Task = Retype the opening lines of the data exactly, stopping after the line that contains "from bokeh.resources import INLINE". Skip every picture.

Data provided =
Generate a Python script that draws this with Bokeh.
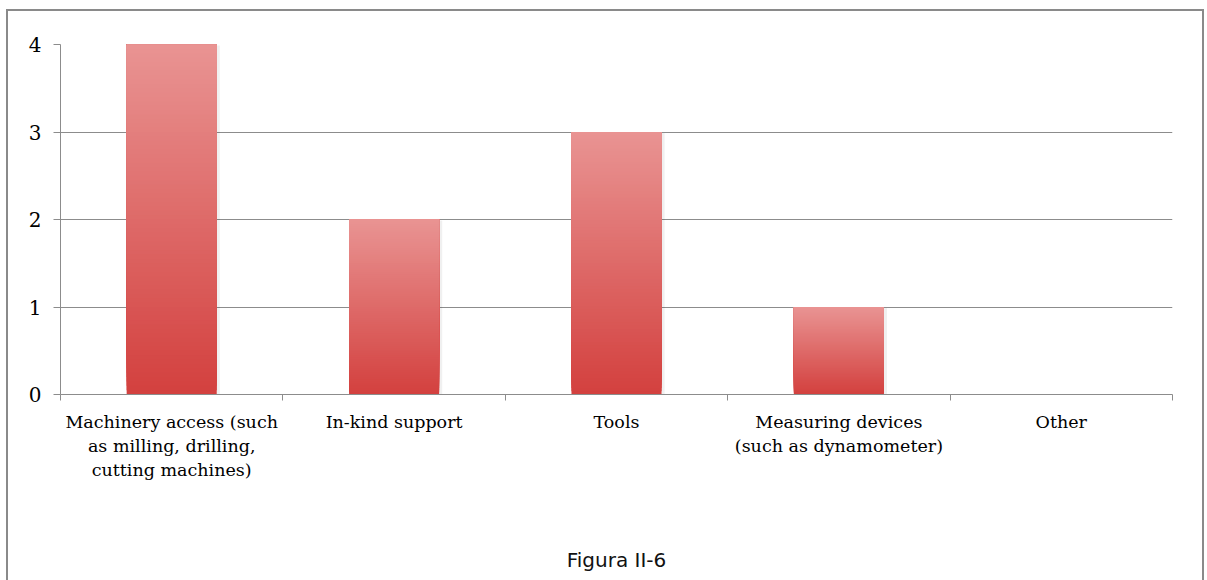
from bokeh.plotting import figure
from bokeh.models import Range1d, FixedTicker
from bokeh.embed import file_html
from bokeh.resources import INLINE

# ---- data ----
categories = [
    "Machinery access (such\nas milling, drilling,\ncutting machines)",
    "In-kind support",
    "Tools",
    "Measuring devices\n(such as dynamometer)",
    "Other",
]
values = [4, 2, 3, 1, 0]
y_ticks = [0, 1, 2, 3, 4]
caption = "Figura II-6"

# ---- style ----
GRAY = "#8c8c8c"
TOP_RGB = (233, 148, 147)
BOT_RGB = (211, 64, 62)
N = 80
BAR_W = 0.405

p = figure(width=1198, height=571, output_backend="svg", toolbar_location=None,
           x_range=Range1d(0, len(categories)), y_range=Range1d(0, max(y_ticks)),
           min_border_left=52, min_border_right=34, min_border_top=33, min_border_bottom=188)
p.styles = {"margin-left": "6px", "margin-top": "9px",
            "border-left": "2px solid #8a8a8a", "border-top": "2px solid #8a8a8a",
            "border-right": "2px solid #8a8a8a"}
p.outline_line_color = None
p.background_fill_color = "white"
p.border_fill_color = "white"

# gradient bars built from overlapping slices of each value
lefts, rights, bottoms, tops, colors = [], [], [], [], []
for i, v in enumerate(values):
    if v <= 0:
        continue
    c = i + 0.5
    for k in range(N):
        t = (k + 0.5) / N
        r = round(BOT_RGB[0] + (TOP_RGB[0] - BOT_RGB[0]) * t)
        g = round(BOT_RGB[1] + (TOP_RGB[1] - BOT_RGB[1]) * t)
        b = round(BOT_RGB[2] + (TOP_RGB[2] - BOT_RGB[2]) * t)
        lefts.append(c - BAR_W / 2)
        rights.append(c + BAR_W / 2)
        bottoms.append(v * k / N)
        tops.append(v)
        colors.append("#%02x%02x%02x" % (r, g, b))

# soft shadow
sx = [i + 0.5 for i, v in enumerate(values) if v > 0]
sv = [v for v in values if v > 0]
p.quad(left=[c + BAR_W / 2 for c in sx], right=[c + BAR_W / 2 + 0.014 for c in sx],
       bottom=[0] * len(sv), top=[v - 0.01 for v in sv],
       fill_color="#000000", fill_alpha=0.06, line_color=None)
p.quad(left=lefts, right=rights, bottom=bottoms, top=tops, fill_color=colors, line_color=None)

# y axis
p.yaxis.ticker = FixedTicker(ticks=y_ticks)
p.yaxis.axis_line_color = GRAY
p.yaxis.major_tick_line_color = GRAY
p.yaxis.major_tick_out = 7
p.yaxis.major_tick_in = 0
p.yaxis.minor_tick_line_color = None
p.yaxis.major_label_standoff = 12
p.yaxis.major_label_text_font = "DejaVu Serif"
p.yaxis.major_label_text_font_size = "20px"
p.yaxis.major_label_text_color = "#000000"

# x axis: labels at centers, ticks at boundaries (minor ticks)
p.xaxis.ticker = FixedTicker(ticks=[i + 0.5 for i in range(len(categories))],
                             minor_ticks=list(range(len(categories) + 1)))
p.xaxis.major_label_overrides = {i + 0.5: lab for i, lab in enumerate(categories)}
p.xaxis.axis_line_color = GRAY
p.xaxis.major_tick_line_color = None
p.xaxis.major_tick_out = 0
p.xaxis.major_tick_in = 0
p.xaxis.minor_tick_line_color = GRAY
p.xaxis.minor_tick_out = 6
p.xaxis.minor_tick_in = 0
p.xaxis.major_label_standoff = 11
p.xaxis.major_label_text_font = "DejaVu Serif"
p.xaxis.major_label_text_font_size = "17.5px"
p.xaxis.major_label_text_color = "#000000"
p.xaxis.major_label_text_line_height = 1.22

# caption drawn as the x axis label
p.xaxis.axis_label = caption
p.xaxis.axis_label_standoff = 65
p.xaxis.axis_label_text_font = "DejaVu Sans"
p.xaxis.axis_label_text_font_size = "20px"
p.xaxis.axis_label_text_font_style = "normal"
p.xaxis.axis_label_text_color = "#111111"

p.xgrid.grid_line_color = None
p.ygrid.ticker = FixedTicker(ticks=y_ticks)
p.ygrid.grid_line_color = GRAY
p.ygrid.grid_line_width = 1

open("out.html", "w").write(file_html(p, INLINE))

Task result =
Generate a Python script that draws this with Bokeh.
from bokeh.plotting import figure
from bokeh.models import Range1d, FixedTicker
from bokeh.embed import file_html
from bokeh.resources import INLINE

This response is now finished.